New images show how Harrogate town centre could be transformed under £7.9m project

New images of how Harrogate town centre streets could be transformed under the £7.9million Gateway project have been revealed.

An artist's impression of how the centre of Harrogate could look after the project
An artist's impression of how the centre of Harrogate could look after the project

A public consultation is underway on the proposals which are aiming to create a more pedestrian and cycle-friendly entrance to the Station Parade area as part of the government’s Transforming Cities Fund.

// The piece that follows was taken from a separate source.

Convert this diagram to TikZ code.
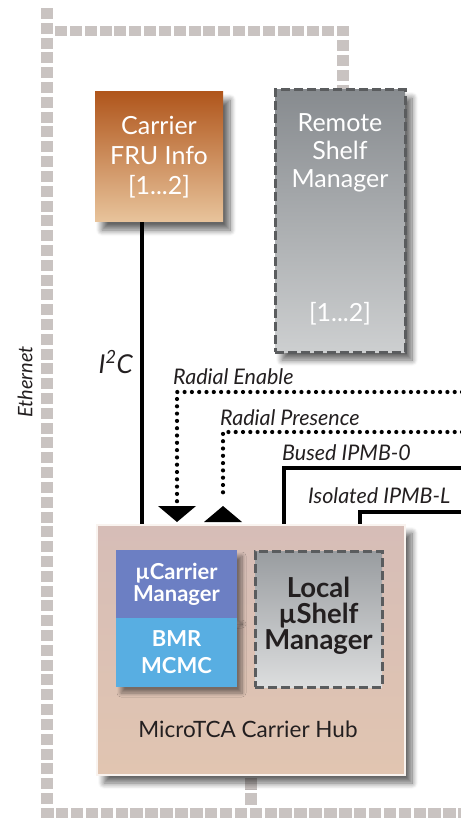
\documentclass[tikz,border=0pt]{standalone}
\usepackage{fontspec}
\setmainfont{Lato}
\usetikzlibrary{shadows,shadows.blur,arrows.meta}
\definecolor{eth}{HTML}{C9C3C1}
\definecolor{frutop}{HTML}{B0561C}
\definecolor{frubot}{HTML}{E8C49C}
\definecolor{rsmtop}{HTML}{878B8F}
\definecolor{rsmbot}{HTML}{CDCFD0}
\definecolor{dashgray}{HTML}{5A5C5E}
\definecolor{hubtop}{HTML}{D6BDB7}
\definecolor{hubbot}{HTML}{E1C5B1}
\definecolor{ucm}{HTML}{6C7FC3}
\definecolor{bmr}{HTML}{58AEE2}
\definecolor{txt}{HTML}{231F20}
\tikzset{
  boxshadow/.style={blur shadow={shadow xshift=7pt,shadow yshift=-8pt,shadow blur radius=6pt,shadow blur steps=10,shadow opacity=60}},
  smallshadow/.style={blur shadow={shadow xshift=5pt,shadow yshift=-6pt,shadow blur radius=4pt,shadow blur steps=8,shadow opacity=45}},
  frubox/.style={minimum width=128pt,minimum height=130pt,inner sep=0pt,
    top color=frutop,bottom color=frubot,text=white,align=center,
    font=\fontsize{25}{30}\selectfont,boxshadow},
  rsmbox/.style={minimum width=130pt,minimum height=262pt,inner sep=0pt,
    top color=rsmtop,bottom color=rsmbot,draw=dashgray,line width=3pt,
    dash pattern=on 9pt off 4pt,boxshadow},
  rsmtext/.style={text=white,font=\fontsize{25}{28}\selectfont,align=center},
  hubbox/.style={minimum width=308pt,minimum height=250pt,inner sep=0pt,
    top color=hubtop,bottom color=hubbot,draw=white!80!hubbot,line width=1.5pt,boxshadow},
  ucmbox/.style={minimum width=121pt,minimum height=68pt,inner sep=0pt,fill=ucm,
    text=white,align=center,font=\bfseries\fontsize{22}{22}\selectfont,smallshadow},
  bmrbox/.style={minimum width=121pt,minimum height=69pt,inner sep=0pt,fill=bmr,
    text=white,align=center,font=\bfseries\fontsize{22}{27}\selectfont,smallshadow},
  localbox/.style={minimum width=127pt,minimum height=136pt,inner sep=0pt,
    top color=rsmtop!85!white,bottom color=rsmbot!70!white,draw=dashgray,line width=3pt,
    dash pattern=on 9pt off 4pt},
  localtext/.style={text=txt,align=center,font=\bfseries\fontsize{27.5}{26}\selectfont},
  hublabel/.style={text=txt,font=\fontsize{22.5}{24}\selectfont},
  siglabel/.style={text=txt,font=\itshape\fontsize{21.5}{22}\selectfont,inner sep=0pt},
  solidline/.style={line width=4pt,draw=black},
  dotline/.style={line width=4.2pt,draw=black,line cap=round,dash pattern=on 0pt off 7.3pt},
  tri/.style={fill=black},
}
\begin{document}
\begin{tikzpicture}[x=1pt,y=-1pt]
\useasboundingbox (0,0) rectangle (460,818);
% Ethernet bus
\foreach \k in {0,...,53} \fill[eth] (41,{8+\k*14.81}) rectangle +(12,11);
\foreach \k in {0,...,19} \fill[eth] ({55+\k*14.84},26) rectangle +(12,10);
\foreach \yy in {40,55,70} \fill[eth] (337,\yy) rectangle +(12,11);
\fill[eth] (337,85) rectangle (349,92);
\foreach \k in {0,...,28} \fill[eth] ({41+\k*14.9},808) rectangle +(12.5,12);
\fill[eth] (245,778) rectangle +(12,12);
\fill[eth] (245,793) rectangle +(12,12);
\node[text=txt,font=\itshape\fontsize{20}{20}\selectfont,rotate=90] (eth) at (25,382) {Ethernet};

% Boxes
\node[frubox] (fru) at (159,157) {Carrier\\FRU Info\\{[1...2]}};
\node[rsmbox] (rsm) at (340,221) {};
\node[rsmtext,anchor=north] (rsmt) at ([yshift=-22pt]rsm.north) {Remote\\Shelf\\Manager};
\node[rsmtext,anchor=base] (rsmn) at ([yshift=32pt]rsm.south) {[1...2]};

\node[hubbox] (hub) at (251,650) {};
\node[ucmbox] (ucm) at (176.5,584) {µCarrier\\Manager};
\node[bmrbox] (bmr) at (176.5,652.5) {BMR\\MCMC};
\node[localbox] (loc) at (318.5,619) {};
\node[localtext] (loct) at (318.5,616) {Local\\µShelf\\Manager};
\node[hublabel] (hubl) at (248,729) {MicroTCA Carrier Hub};

% Connectors
\coordinate (i2cTop) at ([xshift=-17pt]fru.south);
\draw[solidline] (i2cTop) -- (i2cTop |- hub.north);
\node[siglabel,font=\itshape\fontsize{26}{26}\selectfont,anchor=base east] (i2cl) at (133,373) {I\textsuperscript{2}C};

\coordinate (enR) at (462,392);
\coordinate (enIn) at (177,522);
\draw[dotline] (enR) -- (enR -| enIn) -- ([yshift=18pt]enIn);
\fill[tri] ([xshift=-19pt,yshift=16pt]enIn) -- ([xshift=19pt,yshift=16pt]enIn) -- (enIn) -- cycle;
\node[siglabel,anchor=base west] (enl) at (173,384) {Radial Enable};

\coordinate (prR) at (462,432);
\coordinate (prIn) at (223,522);
\draw[dotline] (prR) -- (prR -| prIn) -- ([yshift=24pt]prIn);
\fill[tri] ([xshift=-19pt]prIn) -- ([xshift=19pt]prIn) -- ([yshift=16pt]prIn) -- cycle;
\node[siglabel,anchor=base west] (prl) at (220,425) {Radial Presence};

\coordinate (bR) at (462,468);
\coordinate (bIn) at (284,468);
\draw[solidline] (bR) -- (bIn) -- (bIn |- hub.north);
\node[siglabel,anchor=base west] (bl) at (282,460) {Bused IPMB-0};

\coordinate (iR) at (462,512);
\coordinate (iIn) at (360,512);
\draw[solidline] (iR) -- (iIn) -- (iIn |- hub.north);
\node[siglabel,anchor=base west] (il) at (308,503) {Isolated IPMB-L};
\end{tikzpicture}
\end{document}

North Yorkshire County Council is leading the scheme and previously shared images of how the area could look with improved access to the town’s train and bus station, changes to street space and the potential of traffic on Station Parade being reduced to one lane.

Now, new images of the most controversial part of the project have been revealed.

There are three options on the table for the future of James Street: do nothing, partly pedestrianise or fully pedestrianise.

The potential ban on cars on the busy shopping street has sparked concerns from some business leaders who have described it as “short sighted and dangerous,” while supporters of the move say it would improve pedestrian safety and attract more shoppers.

Officials at North Yorkshire County Council have stressed no decision has yet been taken and that views from all businesses and residents will be taken into account.

Also included in the plans are upgrades to the One Arch railway underpass which connects Bower Street with Station Parade, with the new images showing a new cycle lane and improved lighting.

What else is being proposed?

Under the plans still being drawn up are two new bus priority areas at Lower Station Parade and Cheltenham Parade, road junction upgrades, new cycle lanes and cycle storage facilities.

There are also proposals for an increase in safe space for people on foot, new flexible public events spaces and water features.

Once the consultation has ended the aim is to finalise designs for construction to begin by summer 2022 with completion in 2023.

How to have your say

The public consultation will run until March 24. Residents, businesses and community groups are being invited to have their say in an online survey, with more engagement work due to be held over the spring and summer.